So I thought I'd follow up on the grocery store discussion just because I love math and I think it's fun.
Let's assume a household goes to the grocery store 3 times every 2 weeks. I think that's conservative -- I think most households that aren't a single guy go 2 times rather than 1.5 times a week -- but I want to keep it conservative on purpose. If it's 5 minutes extra to the second closest store, that's 10 minutes extra there and back each time. You go 78 times for our household, which is 780 extra minutes of travel. Over the course of 20 years of travel (again, trying to be conservative here -- let's say once the kids are grown up you decide to move to a friendlier neighborhood where the closest grocery store will take your money -- that's 15,600 extra minutes of travel in that time span. That's 260 hours of extra travel, or ~10.3 days, over the course of 20 years.
And again, this is about as conservative an example as it gets; I'm only talking about one single store rejecting you. Your Best Buy and your record store and your Toys R Us and your favorite falafel joint all still accept you. We're not assuming 30 miles of extra travel, just a simple 2 miles.
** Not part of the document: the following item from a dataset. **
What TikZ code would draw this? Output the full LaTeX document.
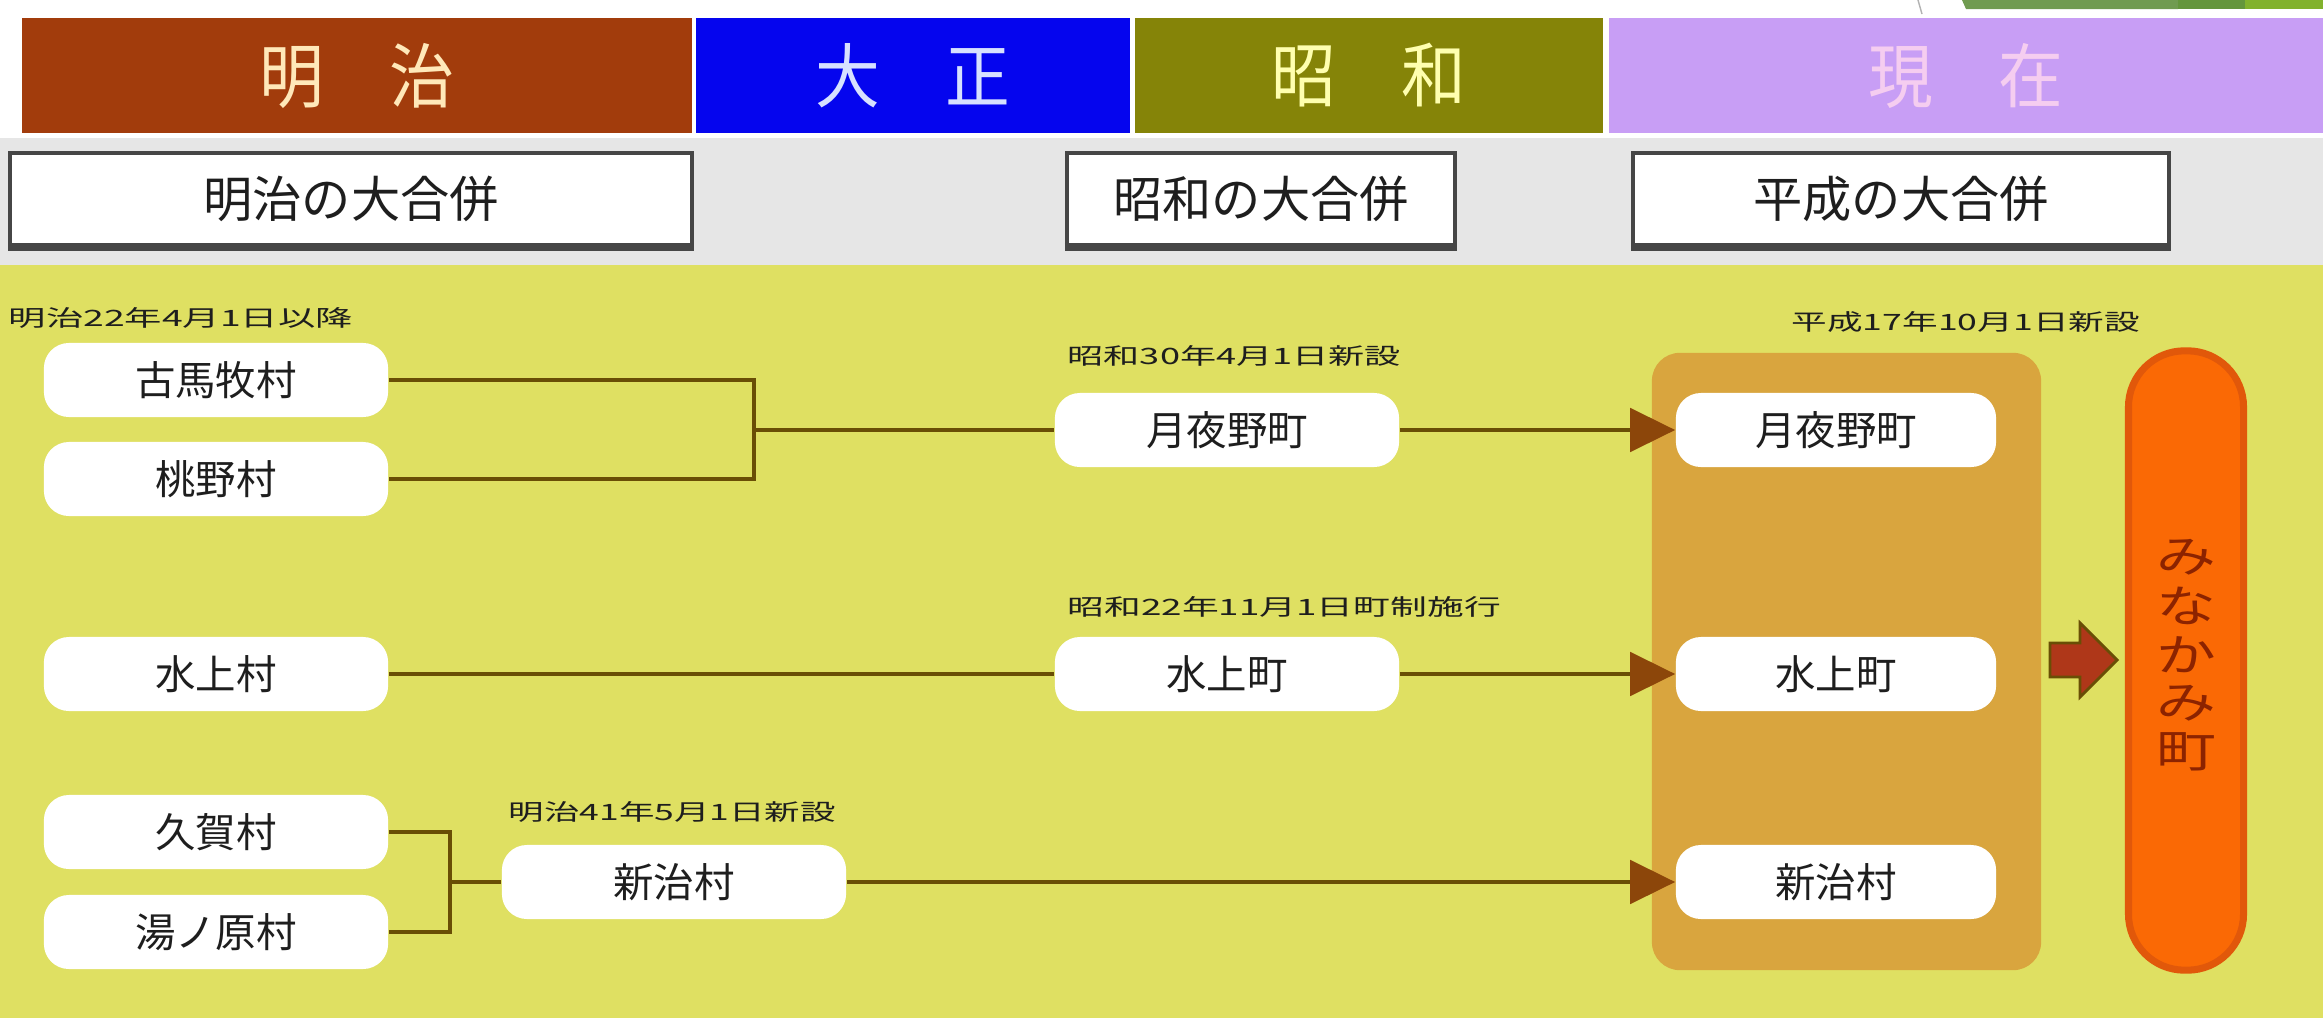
\documentclass[tikz,border=0pt]{standalone}
\usepackage{fontspec}
\usepackage{graphicx}
\setmainfont{Noto Sans CJK JP}
\usetikzlibrary{arrows.meta,calc}
\definecolor{meiji}{RGB}{162,60,12}
\definecolor{taisho}{RGB}{5,5,238}
\definecolor{showa}{RGB}{133,132,8}
\definecolor{genzai}{RGB}{200,158,245}
\definecolor{rowgray}{RGB}{230,230,230}
\definecolor{bgyellow}{RGB}{223,224,98}
\definecolor{boxorange}{RGB}{217,165,62}
\definecolor{pillorange}{RGB}{250,105,5}
\definecolor{pilledge}{RGB}{225,88,10}
\definecolor{pilltext}{RGB}{140,35,0}
\definecolor{linec}{RGB}{105,78,5}
\definecolor{tipc}{RGB}{140,70,10}
\definecolor{fatc}{RGB}{175,55,25}
\definecolor{boxedge}{RGB}{70,70,70}
\definecolor{darktext}{RGB}{30,30,30}
\definecolor{greenA}{RGB}{112,155,80}
\definecolor{greenB}{RGB}{100,150,60}
\definecolor{greenC}{RGB}{130,178,45}
\tikzset{
  hdr/.style={minimum height=1.15cm, inner sep=0pt, font=\fontsize{20}{22}\selectfont},
  era/.style={fill=white, draw=boxedge, line width=1.2pt, minimum height=0.92cm, inner sep=0pt,
    text=darktext, font=\fontsize{14}{16}\selectfont},
  town/.style={fill=white, rounded corners=0.25cm, minimum width=3.44cm, minimum height=0.74cm,
    inner sep=0pt, text=darktext, font=\fontsize{11.5}{13}\selectfont},
  inner/.style={town, minimum width=3.2cm},
  lbl/.style={inner sep=0pt, text=darktext},
  conn/.style={draw=linec, line width=1.4pt},
  arr/.style={conn, -{Triangle[length=0.45cm, width=0.43cm, fill=tipc, color=tipc]}},
}
\newcommand\lbltext[2]{\resizebox{#1}{0.19cm}{#2}}
\newcommand\hdrtext[1]{\scalebox{0.92}[1]{#1}}
\begin{document}
\begin{tikzpicture}[x=0.01cm,y=-0.01cm]
\useasboundingbox (0,0) rectangle (2323,1018);
\fill[white] (0,0) rectangle (2323,1018);
% top-right slide decoration
\fill[greenA] (1962,0) -- (2178,0) -- (2178,9) -- (1966,9) -- cycle;
\fill[greenB] (2178,0) rectangle (2245,9);
\fill[greenC] (2245,0) rectangle (2323,9);
\draw[gray!60, line width=0.4pt] (1918,0) -- (1922,14);
% backgrounds
\fill[rowgray] (0,138) rectangle (2323,265);
\fill[bgyellow] (0,265) rectangle (2323,1018);
% header bars
\node[hdr, fill=meiji, minimum width=6.70cm, text={rgb,255:red,255;green,232;blue,185}] (h1) at (357,75.5) {\hdrtext{明　治}};
\node[hdr, fill=taisho, minimum width=4.34cm, text={rgb,255:red,215;green,225;blue,255}] (h2) at (913,75.5) {\hdrtext{大　正}};
\node[hdr, fill=showa, minimum width=4.68cm, text={rgb,255:red,255;green,255;blue,175}] (h3) at (1369,75.5) {\hdrtext{昭　和}};
\node[hdr, fill=genzai, minimum width=7.14cm, text={rgb,255:red,245;green,205;blue,240}] (h4) at (1966,75.5) {\hdrtext{現　在}};
% era boxes
\node[era, minimum width=6.81cm] (r1) at (351,199) {明治の大合併};
\node[era, minimum width=3.88cm] (r2) at (1261,199) {昭和の大合併};
\node[era, minimum width=5.35cm] (r3) at (1901,199) {平成の大合併};
\foreach \r in {r1,r2,r3} {\draw[boxedge, line width=2.4pt] (\r.south west) -- (\r.south east);}
% right side containers
\node[fill=boxorange, rounded corners=0.28cm, minimum width=3.89cm, minimum height=6.17cm, inner sep=0pt] (box) at (1846.5,661.5) {};
\node[fill=pillorange, draw=pilledge, line width=2pt, rounded corners=0.56cm, minimum width=1.15cm, minimum height=6.19cm, inner sep=0pt, text=pilltext] (pill) at (2186,660.5)
  {\fontsize{17}{18}\selectfont\scalebox{1}[0.74]{\begin{tabular}{@{}c@{}}み\\な\\か\\み\\町\end{tabular}}};
% date labels
\node[lbl, anchor=west] (l1) at (8,318) {\lbltext{3.44cm}{明治22年4月1日以降}};
\node[lbl, anchor=west] (l2) at (1067,356) {\lbltext{3.33cm}{昭和30年4月1日新設}};
\node[lbl, anchor=west] (l3) at (1067,607) {\lbltext{4.33cm}{昭和22年11月1日町制施行}};
\node[lbl, anchor=west] (l4) at (508,812) {\lbltext{3.27cm}{明治41年5月1日新設}};
\node[lbl, anchor=west] (l5) at (1791,322) {\lbltext{3.48cm}{平成17年10月1日新設}};
% towns
\node[town] (a1) at (216,380) {古馬牧村};
\node[town] (a2) at (216,479) {桃野村};
\node[town] (a3) at (216,674) {水上村};
\node[town] (a4) at (216,832) {久賀村};
\node[town] (a5) at (216,932) {湯ノ原村};
\node[town] (b1) at (1227,430) {月夜野町};
\node[town] (b2) at (1227,674) {水上町};
\node[town] (c1) at (674,882) {新治村};
\node[inner] (i1) at (1836,430) {月夜野町};
\node[inner] (i2) at (1836,674) {水上町};
\node[inner] (i3) at (1836,882) {新治村};
% connectors
\coordinate (j1) at (754,430);
\coordinate (j2) at (450,882);
\draw[conn] (a1.east) -| (j1) |- (a2.east);
\draw[conn] (j1) -- (b1.west);
\draw[conn] (a4.east) -| (j2) |- (a5.east);
\draw[conn] (j2) -- (c1.west);
\draw[conn] (a3.east) -- (b2.west);
\draw[arr] (b1.east) -- (i1.west);
\draw[arr] (b2.east) -- (i2.west);
\draw[arr] (c1.east) -- (i3.west);
% fat arrow from box to pill
\fill[fatc, draw=linec, line width=0.8pt] (2050,643) -- (2080,643) -- (2080,623) -- (2117,660) -- (2080,697) -- (2080,677) -- (2050,677) -- cycle;
\end{tikzpicture}
\end{document}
And even with these very conservative assumptions where just a single store rejects you because you're black, you're talking about 10 days of your life just vanishing because of the inconvenience. It's also ~500 dollars of gas over those same twenty years. I like examples like this because they're very realistic, and don't involve imagining some apocalyptic future where every store rejects black/hispanic/muslim/whatever people, just one simple store, and how much that seemingly minor inconvenience costs a family.